Iranian shops shut their doors in several cities yesterday, following calls for a three-day nationwide strike from protesters seeking the fall of clerical rulers, while the head of the judiciary blamed what he called “rioters” for threatening shopkeepers.
The semi-official Tasnim news agency reported that an amusement park at a Tehran shopping centre was closed by the judiciary because its operators were not wearing the hijab properly.
The reformist-leaning Hammihan newspaper said that morality police had increased their presence in cities outside Tehran, where the force has been less active over recent weeks.
Iran’s public prosecutor had said on Saturday that the morality police had been disbanded. But there was no confirmation from the Interior Ministry and state media said the public prosecutor was not responsible for overseeing the force.
Ali Khanmohammadi, spokesman for Iran’s headquarters for Promoting Virtue and Preventing Vice which oversees implementation of religious edicts, said yesterday the era of the morality police was over, but that there will be other methods to enforce Islamic dress code.
In the shop protests, 1500tasvir, a Twitter account with 380,000 followers focused on the protests, shared videos of shut stores in commercial areas such as Tehran’s Bazaar, and other large cities such as Karaj, Isfahan, Mashhad, Tabriz, and Shiraz.
The head of Iran’s judiciary, Gholamhossein Mohseni Ejei, said that “rioters” were threatening shopkeepers to close their businesses and added they would be swiftly dealt with by the judiciary and security bodies.
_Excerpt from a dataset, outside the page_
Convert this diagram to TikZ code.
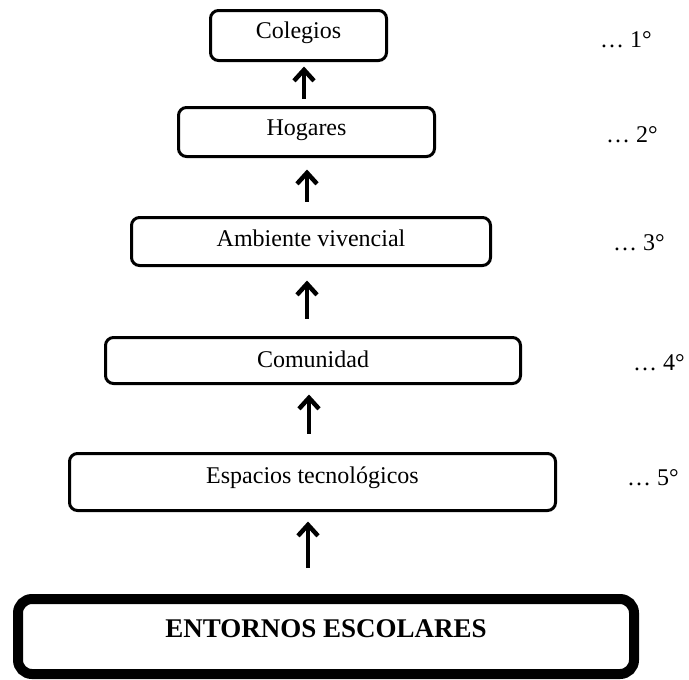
\documentclass[tikz,border=0pt]{standalone}
\usepackage{fontspec}
\setmainfont{Liberation Serif}
\usetikzlibrary{arrows.meta}
\tikzset{
  box/.style={draw, line width=3pt, rounded corners=8pt, inner sep=0pt, anchor=base, font=\fontsize{24}{28}\selectfont},
  bigbox/.style={box, line width=10pt, rounded corners=14pt, font=\fontsize{27}{32}\selectfont\bfseries},
  up/.style={line width=4.5pt, -{Straight Barb[length=11pt,width=20pt]}},
  rank/.style={anchor=base west, inner sep=0pt, font=\fontsize{24}{28}\selectfont}
}
\begin{document}
\begin{tikzpicture}[x=1pt, y=-1pt]
        \useasboundingbox (0,0) rectangle (689,680);
        \node[box, minimum width=176pt, text height=27.5pt, text depth=22.5pt] (col) at (298.5,38) {Colegios};
        \node[box, minimum width=256pt, text height=27.5pt, text depth=21.5pt] (hog) at (306.5,135) {Hogares};
        \node[box, minimum width=359pt, text height=28.5pt, text depth=19.5pt] (amb) at (311,246) {Ambiente vivencial};
        \node[box, minimum width=415pt, text height=29.5pt, text depth=16.5pt] (com) at (313,367) {Comunidad};
        \node[box, minimum width=486pt, text height=29.5pt, text depth=27.5pt] (esp) at (312.5,483) {Espacios tecnológicos};
        \node[bigbox, minimum width=616pt, text height=38pt, text depth=37pt] (ent) at (326,637) {ENTORNOS ESCOLARES};
        % Levels on the right
        \node[rank] (r1) at (600,47) {… 1°};
        \node[rank] (r2) at (606,142) {… 2°};
        \node[rank] (r3) at (613,250) {… 3°};
        \node[rank] (r4) at (633,370) {… 4°};
        \node[rank] (r5) at (627,485) {… 5°};
        % Arrows going up
        \draw[up, shorten <=7.5pt, shorten >=4.5pt] ([xshift=-2.5pt]hog.north) -- ([xshift=5.5pt]col.south);
        \draw[up, shorten <=14.5pt, shorten >=11.5pt] ([xshift=-4pt]amb.north) -- ([xshift=0.5pt]hog.south);
        \draw[up, shorten <=17.5pt, shorten >=13.5pt] ([xshift=-6pt]com.north) -- ([xshift=-4pt]amb.south);
        \draw[up, shorten <=18.5pt, shorten >=9.5pt] ([xshift=-3.5pt]esp.north) -- ([xshift=-4pt]com.south);
        \draw[up, shorten <=26pt, shorten >=9.5pt] ([xshift=-18pt]ent.north) -- ([xshift=-4.5pt]esp.south);
    \end{tikzpicture}
\end{document}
The Revolutionary Guards issued a statement praising the judiciary and calling on it to swiftly and decisively issue a judgement against “defendants accused of crimes against the security of the nation and Islam”.
Security forces would show no mercy towards “rioters, thugs, terrorists”, the semi-official Tasnim news agency quoted the guards as saying. Witnesses said riot police and the Basij militia had been heavily deployed in central Tehran.
The semi-official Fars news agency confirmed that a jewellery shop belonging to former Iranian footballer Ali Daei was sealed by authorities, following its decision to close down for the three days of the general strike.
Similar footage by 1500tasvir and other activist accounts was shared of closed shops in smaller cities like Bojnourd, Kerman, Sabzevar, Ilam, Ardabil and Lahijan.